To inaugurate the Bernstein Fellowships, a panel on "The Role of Human Rights in U.S. ­ China Relations" will be held Tuesday, Nov. 4, in the Law School's Levinson Auditorium. The panel will be moderated by Harold Hongju Koh, the Gerard C. and Bernice Latrobe Smith Professor of International Law, and director of the Orville H. Schell, Jr. Center for International Human Rights at the Law School. (Mr. Bernstein, after founding Helsinki Watch in 1977, enlisted Orville H. Schell, Jr. to chair the Americas Watch in 1981.) The event will be free and open to the public.

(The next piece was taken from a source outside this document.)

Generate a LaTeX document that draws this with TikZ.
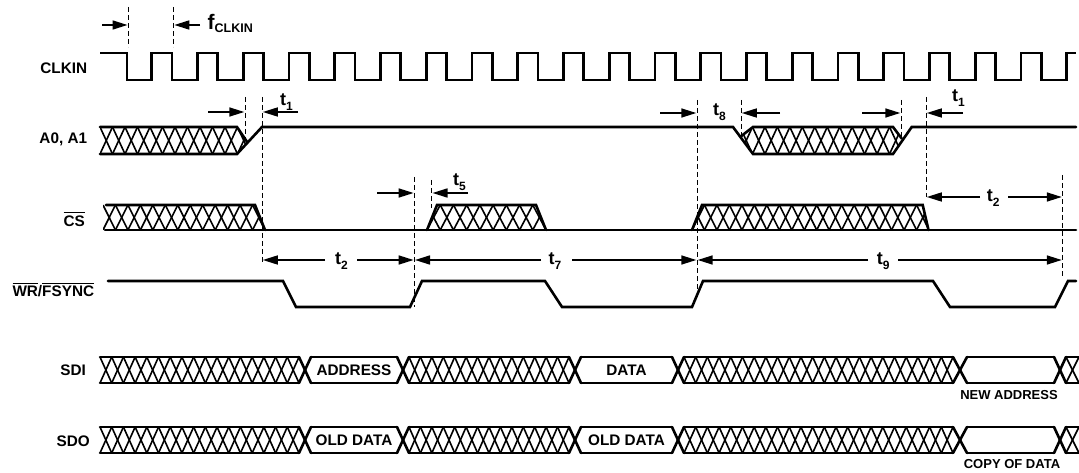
\documentclass[tikz,border=0pt]{standalone}
\usepackage{fontspec}
\setmainfont{Liberation Sans}
\usetikzlibrary{arrows.meta}
\newcommand\hx[6][hat]{%
  \pgfmathsetmacro\hq{(#3-#2)/#4}%
  \foreach \k in {1,...,#4}{%
    \draw[#1] ({#2+(\k-1)*\hq},#5) -- ({#2+\k*\hq},#6);
    \draw[#1] ({#2+(\k-1)*\hq},#6) -- ({#2+\k*\hq},#5);
  }}
\newcommand\busrow[2]{%
  \foreach \a/\b in {100/299,311/397,409/569,581/672,684/953,967/1054,1066/1079}{%
    \draw[sig] (\a,#1) -- (\b,#1) (\a,#2) -- (\b,#2);}
  \hx{100}{299}{17}{#1}{#2}
  \hx[sig]{299}{311}{1}{#1}{#2}
  \hx[sig]{397}{409}{1}{#1}{#2}
  \hx{409}{569}{14}{#1}{#2}
  \hx[sig]{569}{581}{1}{#1}{#2}
  \hx[sig]{672}{684}{1}{#1}{#2}
  \hx{684}{953}{23}{#1}{#2}
  \hx[sig]{953}{967}{1}{#1}{#2}
  \hx[sig]{1054}{1066}{1}{#1}{#2}
  \hx{1066}{1079}{1}{#1}{#2}
}
\newcommand\ovl[1]{\vbox{\hrule height 1.4pt\kern 2pt\hbox{#1}}}
\newcommand\tsub[1]{{\fontsize{18}{18}\selectfont t}\raisebox{-4.5pt}{\fontsize{12}{12}\selectfont #1}}
\newcommand\fsub{{\fontsize{21}{21}\selectfont f}\raisebox{-2.6pt}{\fontsize{12.5}{12.5}\selectfont CLKIN}}
\begin{document}
\begin{tikzpicture}[x=1pt,y=-1pt,
  sig/.style={line width=2.6pt,line cap=round},
  hat/.style={line width=1.6pt},
  dsh/.style={line width=1pt,dash pattern=on 5pt off 3pt},
  dim/.style={line width=1.6pt,-{Triangle[length=15pt,width=9pt]}},
  lab/.style={font=\bfseries\fontsize{15.3}{16}\selectfont,inner sep=0pt},
  small/.style={font=\bfseries\fontsize{13}{14}\selectfont,inner sep=0pt}]
\useasboundingbox (0,0) rectangle (1079,473);

% signal names
\node[lab,anchor=base east] (nclk) at (87.3,74) {CLKIN};
\node[lab,anchor=base east] (na) at (87.3,143.5) {A0, A1};
\node[lab,anchor=base east] (ncs) at (85,226) {\ovl{CS}};
\node[lab,anchor=base east] (nwr) at (94.3,296.7) {\ovl{WR}/\ovl{FSYNC}};
\node[lab,anchor=base east] (nsdi) at (86,375) {SDI};
\node[lab,anchor=base east] (nsdo) at (90,446) {SDO};

% CLKIN
\draw[sig,line cap=butt] (100,53) -- (127,53) -- (127,80)
  foreach \n in {0,...,19} { -- ({151.7+45.75*\n},80) -- ({151.7+45.75*\n},53) -- ({172+45.75*\n},53) -- ({172+45.75*\n},80) }
  -- (1066.7,80) -- (1066.7,53) -- (1076,53);

% A0, A1
\begin{scope}
  \clip (100,127) -- (237,127) -- (247.5,142.5) -- (237,154) -- (100,154) -- cycle;
  \hx{100}{250}{12}{127}{154}
\end{scope}
\draw[sig] (100,127) -- (237,127) -- (247.5,142.5);
\draw[sig] (100,154) -- (237,154) -- (262,127) -- (733,127) -- (753,154) -- (893,154) -- (911.7,127) -- (1076,127);
\begin{scope}
  \clip (740.7,136.5) -- (753,127) -- (893,127) -- (901.7,138.5) -- (893,154) -- (753,154) -- cycle;
  \hx{740}{902}{13}{127}{154}
\end{scope}
\draw[sig] (740.7,136.5) -- (753,127) -- (893,127) -- (901.7,138.5);

% CS
\draw[sig] (105,230) -- (1076,230);
\begin{scope}
  \clip (103,205) -- (255,205) -- (265,230) -- (103,230) -- cycle;
  \hx{103}{265}{13}{205}{230}
\end{scope}
\draw[sig] (106,205) -- (255,205) -- (265,230);
\begin{scope}
  \clip (427,230) -- (437,205) -- (536,205) -- (546,230) -- cycle;
  \hx{427}{546}{9}{205}{230}
\end{scope}
\draw[sig] (427,230) -- (437,205) -- (536,205) -- (546,230);
\begin{scope}
  \clip (692,230) -- (702,205) -- (922.7,205) -- (928.5,230) -- cycle;
  \hx{692}{929}{19}{205}{230}
\end{scope}
\draw[sig] (692,230) -- (702,205) -- (922.7,205) -- (928.5,230);

% WR/FSYNC
\draw[sig] (108,281) -- (283,281) -- (296,307) -- (410,307) -- (422,281) -- (545,281) -- (562,307) -- (692,307) -- (703,281) -- (933,281) -- (950,307) -- (1055,307) -- (1068,281) -- (1076,281);

% SDI / SDO
\busrow{357}{383}
\busrow{427}{453}
\node[lab] (tad) at (354,370) {ADDRESS};
\node[lab] (tda) at (626.5,370) {DATA};
\node[lab] (tod1) at (354,440) {OLD DATA};
\node[lab] (tod2) at (626.5,440) {OLD DATA};
\node[small] (tna) at (1009,395.5) {NEW ADDRESS};
\node[small] (tcd) at (1012,464.5) {COPY OF DATA};

% dashed reference lines
\draw[dsh] (128.3,7) -- (128.3,47);
\draw[dsh] (173.3,7) -- (173.3,47);
\draw[dsh] (245,97) -- (245,140);
\draw[dsh] (262,97) -- (262,263);
\draw[dsh] (414.3,177) -- (414.3,307);
\draw[dsh] (431.7,180) -- (431.7,208);
\draw[dsh] (697,100) -- (697,290);
\draw[dsh] (741,100) -- (741,137);
\draw[dsh] (901,100) -- (901,137);
\draw[dsh] (926,97) -- (926,197);
\draw[dsh] (1062.5,175) -- (1062.5,278);

% dimension arrows
\draw[dim] (102,25) -- (127.5,25);
\draw[dim] (200,25) -- (174.3,25);
\node[anchor=base west,inner sep=0pt,font=\bfseries] (tf) at (207.5,30) {\fsub};

\draw[dim] (208,112) -- (244.3,112);
\draw[dim] (298,112) -- (262.8,112);
\node[anchor=base west,inner sep=0pt,font=\bfseries] (tt1a) at (280,106) {\tsub{1}};

\draw[dim] (660,113) -- (696.3,113);
\draw[dim] (780,113) -- (741.8,113);
\node[anchor=base west,inner sep=0pt,font=\bfseries] (tt8) at (713,116) {\tsub{8}};
\draw[dim] (862,113) -- (900.3,113);
\draw[dim] (963,113) -- (926.8,113);
\node[anchor=base west,inner sep=0pt,font=\bfseries] (tt1b) at (952,102) {\tsub{1}};

\draw[dim] (377,193) -- (413.6,193);
\draw[dim] (468,193) -- (432.5,193);
\node[anchor=base west,inner sep=0pt,font=\bfseries] (tt5) at (453,186) {\tsub{5}};

\draw[dim] (980,197) -- (926.8,197);
\draw[dim] (1008,197) -- (1061.8,197);
\node[anchor=base west,inner sep=0pt,font=\bfseries] (tt2b) at (986.7,202) {\tsub{2}};

\draw[dim] (325,260) -- (262.8,260);
\draw[dim] (357,260) -- (413.6,260);
\node[anchor=base west,inner sep=0pt,font=\bfseries] (tt2a) at (335,265) {\tsub{2}};
\draw[dim] (541,260) -- (415,260);
\draw[dim] (572,260) -- (696.3,260);
\node[anchor=base west,inner sep=0pt,font=\bfseries] (tt7) at (548.3,265) {\tsub{7}};
\draw[dim] (868,260) -- (697.7,260);
\draw[dim] (898,260) -- (1061.8,260);
\node[anchor=base west,inner sep=0pt,font=\bfseries] (tt9) at (876.7,265) {\tsub{9}};
\end{tikzpicture}
\end{document}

The panelists will include Jeffrey E. Garten, dean of the School of Management and former U.S. undersecretary of commerce for international trade; Orville H. Schell III, dean of the University of California at Berkeley's School of Journalism; Li Lu, one of the student leaders at Tiananmen Square; and Harry Wu, a former Chinese political prisoner, now research fellow at the Hoover Institution and executive director of the Lagai Research Foundation.

"The establishment of the Bernstein Fellowships is a doubly wonderful event," Dean Kronman remarked. "It is wonderful in the recognition it confers on Bob Bernstein for his deep and continuing commitment to the cause of human rights, and for the imaginative work he has done over many, many years to give this cause the attention and institutional support it deserves.

"The creation of this exciting new program is wonderful, too, in the opportunities it creates for the growing number of Yale Law School students who share Bob Bernstein's commitment to human rights, and in its powerful reaffirmation of the Yale Law School's longstanding involvement in the field," added the Dean. "The recipients of the fellowships will carry forward the essential work that Bob Bernstein has so ably championed and honor him in the best way possible -- by pursuing the great moral cause to which he himself has given so much."